Madame Ngo Dinh Nhu



Born as Tran Le Xuan (Beautiful Spring) in 1924 to a Vietnamese family that had enriched itself in service to the French colonialists, Le Xuan dropped out of Hanoi's Lycee Albert Sarraut. She was fluent in French but never learned to write in Vietnamese. Tran Le Xuan married Ngo Dinh Nhu in 1944, and because Ngo Dinh Diem was a bachelor, she was for all intents and purposes the first lady of the Republic of Vietnam. Madame Nhu issued decrees banning divorce, adultery, prostitution, dancing, boxing, beauty contests, and fortune-telling, among other things. Regarding herself a feminist, she lectured on women's issues and commanded her own paramilitary organization, the Women's Solidarity Movement.
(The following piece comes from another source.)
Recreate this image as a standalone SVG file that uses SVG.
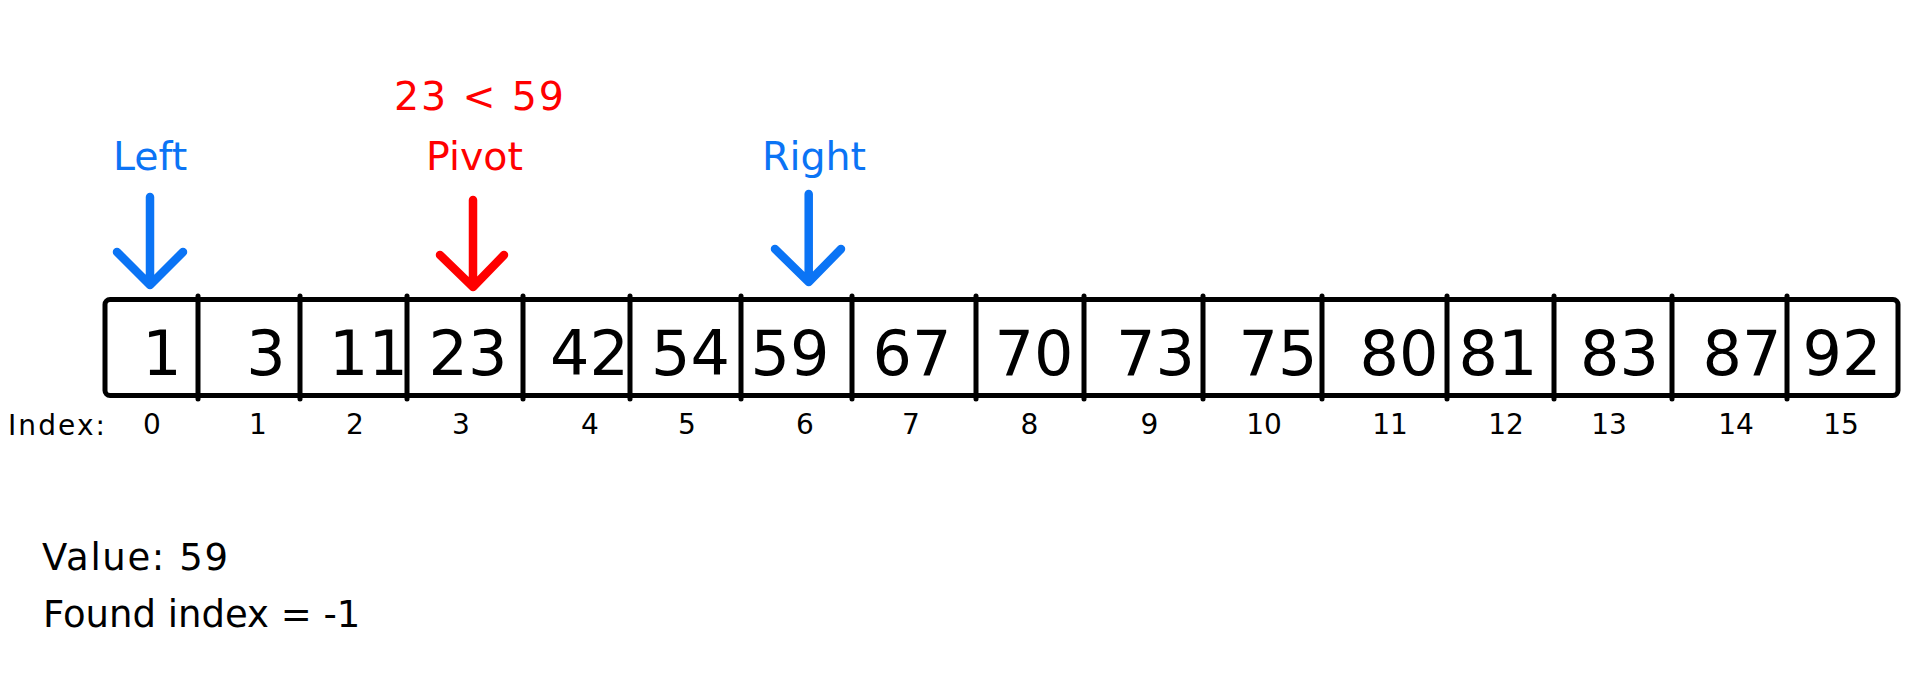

Madame Nhu saw herself as the reincarnation of the Trung sisters, ancient leaders in the struggle for independence from China. She was extremely thoughtless to and unfeeling about anyone outside the ruling clique or the sufferings that Diem's incompetent, corrupt, and increasingly cruel government imposed on the people. When Buddhist monks and a nun immolated themselves protesting Diem's government, she airily referred to them as Buddhist "barbeques." Nhu encouraged her outlandishness by adding that "if the Buddhists want to have another barbecue, I will be glad to supply the gasoline." Such comments helped strengthen U.S. opposition to Diem, paving the way for the November 1963 coup. Madame Nhu was in the United States, campaigning for support for the Diem regime, in November 1963 when Diem and her husband were assassinated. She then moved to Rome.